La división de los reinos también condujo a cambios sociales y culturales significativos. El reino del norte se volvió más multicultural, adoptando influencias de pueblos vecinos, como los asirios y los filisteos. El reino del sur, que preservó su identidad cultural y religiosa, se convirtió en el centro de la adoración a Yahveh, conservando muchas tradiciones relacionadas con el templo en Jerusalén.
Al final del siglo VIII a.C., el reino del norte de Israel enfrentó la amenaza del Imperio Asirio. En el 722 a.C., Samaria fue conquistada por los asirios, y el pueblo de Israel fue dispersado por el territorio del imperio. Este evento marcó el trágico final del reino del norte y el comienzo de la diáspora judía.

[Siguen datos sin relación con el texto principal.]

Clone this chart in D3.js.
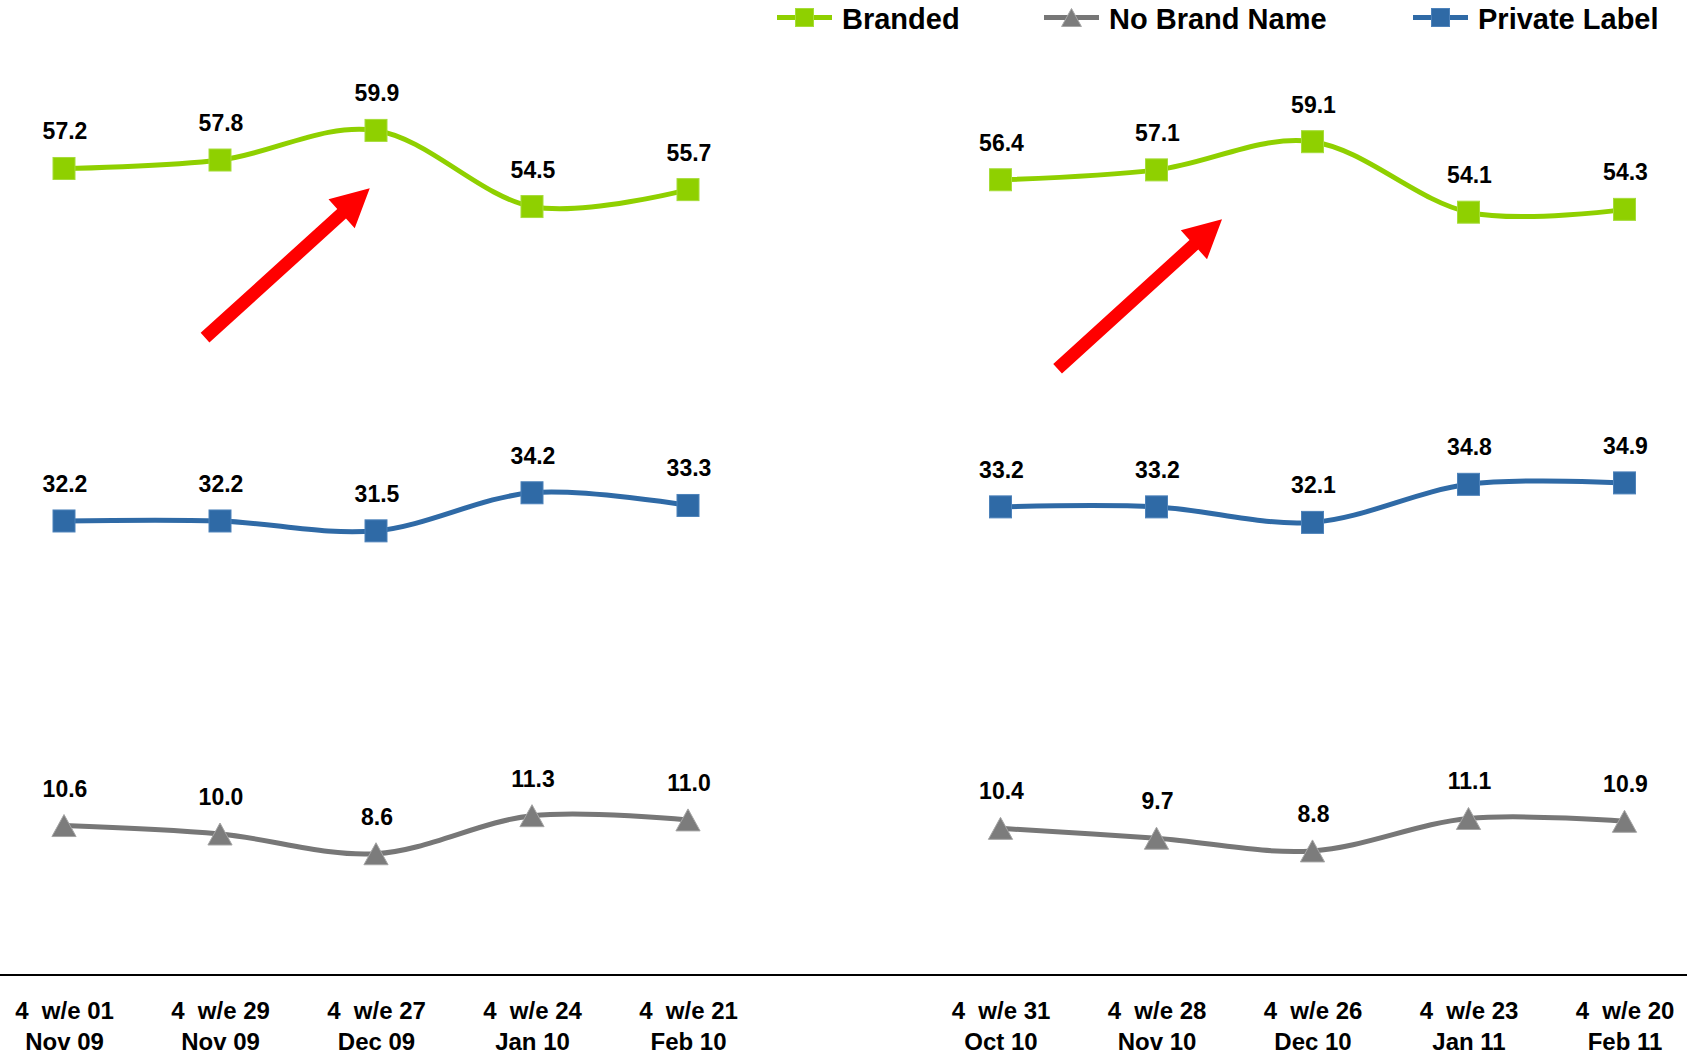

El reino del sur de Judá tampoco escapó a su destino. En el 586 a.C., Jerusalén fue capturada por los babilonios y el Templo fue destruido. El pueblo judío fue llevado cautivo, y este evento marcó un hito importante en la historia de Israel, simbolizando el fin del reino independiente.
El período del reino dividido dejó una profunda huella en la historia del pueblo judío. La idea del mesianismo, basada en las profecías sobre un futuro rey de la línea de David, continuó desarrollándose y ejerciendo influencia en la vida religiosa. Los eventos de este tiempo formaron la base de los textos bíblicos, que se convirtieron en una parte importante tanto del judaísmo como del cristianismo.
El reino dividido en Israel es un período de significativas pruebas y cambios, cuando el pueblo judío enfrentó conflictos internos y amenazas externas. A pesar de la caída de ambos reinos, su legado sigue vivo en la vida religiosa y cultural de los judíos y en todo el mundo, dejándonos importantes lecciones sobre fidelidad, arrepentimiento y esperanza para el futuro.